The landlord has accepted my notice to end the lease. I have been notified that an Inventory Check company  – of the landlord’s choosing – will inspect the property. I am to pay the £90. fee for this inspection. I am not to be at the property when the check is being done. I have been given a day which does not allow for any eventualities should the cleaning company I have hired not arrive on time, and if I want to change the appointment from that which the Inventory Company has given me, then I will have to pay a cancellation fee. I have also been told that I must drop off the keys at an estate agents office – many miles away – in good time for the Inventory company to collect them. There has never been a management company involved, just me managing everything so I cannot ask advice in that quarter.

Considering that I am paying the fee and thereby hiring this Inventory Check company, it seems to me unfair that I have no say in any of the arrangements and must tolerate being told what to do constantly.

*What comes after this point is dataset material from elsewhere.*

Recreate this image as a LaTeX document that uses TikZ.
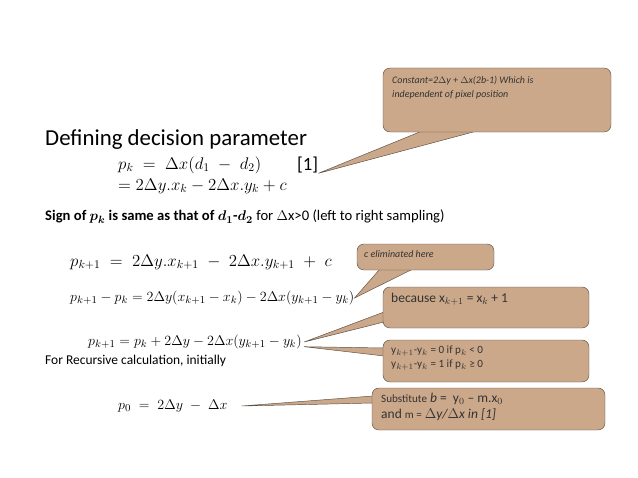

Any words of advice would be welcomed.


Hi Janette

As you say, this is a service you’re paying for so you’re entitled to be involved and you should make that clear to the landlord. The inventory is for the landlord’s benefit too – if it comes to a dispute over deductions then they will need to prove a right to deduct money from your deposit so they really need this inventory. That is often forgotten by landlords who are used to bossing tenants around with no resistance. You should point out to the landlord that if the inventory takes place after the keys have been handed back that will considerably weaken the landlord’s case for making deductions on the basis of the inventory, as anything could have happened between you handing the keys back and the inventory taking place. How can you sign off on an inventory that you can’t check in person? The normal process is inventory followed by key return. Involving tenants gives the inventory more credibility, which is why the landlord is silly to say you can’t be there.

Check your tenancy agreement first and see what it says about the check out inventory. The tenancy agreement is what gives the landlord authority so if it doesn’t say the landlord gets to choose the inventory company then you can query it all. If the tenancy agreement doesn’t mention you paying for an inventory then it might just be worth doing your own.

Personally, I am always present at check out inventories and I follow the clerk around with my camera and make a complete nuisance of myself, partly to make clear that I’m not going to be messed around and partly so I can see what they’re looking at. In the four flats I’ve rented in 15 years I’ve never lost any deposit, despite having a dog and some party loving housemates, so it’s worth making sure you’re involved in this.

If the landlord is obstructive then do your own inventory so you have your own proof of any issues – that’s the point of all this, to make sure you can show you didn’t cause damage. However, when it comes down to it, with deposits it is up to the landlord to prove a right to make deductions, it’s not up to you to prove that they can’t.